Beispiel für typische thermische Schichtung einer tiefen Trinkwassertalsperre (Ohra): Verbrauch des kalten Tiefenwassers während der Sommerstagnation und früher Eintritt der Stagnation bereits Mitte April (gem. langjähriger Statistik Mitte Mai)
(Willmitzer 2007).

Um das wertvolle Tiefenwasser bei einem Starkregenereignis für die weitere Nutzung verfügbar zu halten ist es wichtig das zur Talsperrenentlastung nicht das Tiefenwasser verwendet wird sondern möglichst das belastete Wasser abgelassen werden kann. Wie in der folgenden Animation dargestellt ist hierfür ein oberflächennaher Ablass geeignet.

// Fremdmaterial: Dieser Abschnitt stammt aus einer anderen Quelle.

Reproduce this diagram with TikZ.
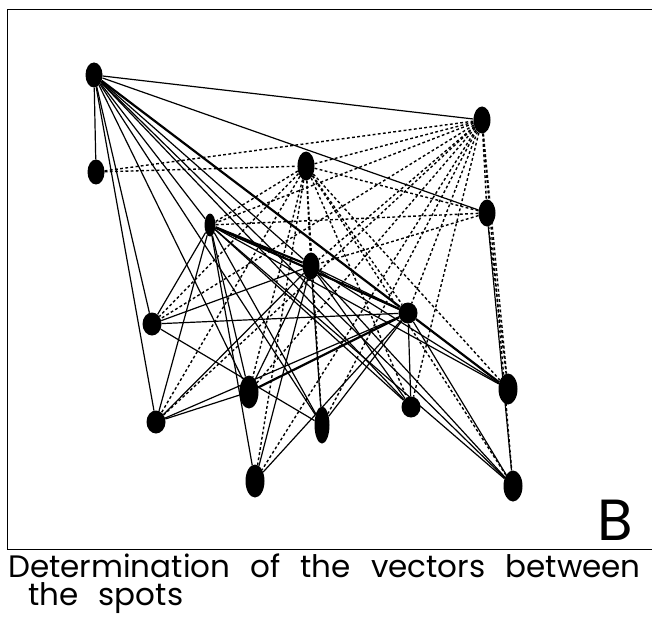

Anpassungsmaßnahmen – Fazit

aus den vorigen Ausführungen lässt sich zusammengefasst ableiten, dass die meisten Maßnahmen nicht speziell auf den Klimawandel zielen. Es geht vielmehr um eine die Erhöhung der Robustheit der Systeme in Stresssituationen allgemein. Dabei sind die wesentlichen Strategien zum einen mehr Wasser „in der Landschaft zu halten“, und zum anderen die Infrastruktur mit auf höhere Temperaturen und erhöhte  Wassermengendynamik (wenig und viel) auszulegen.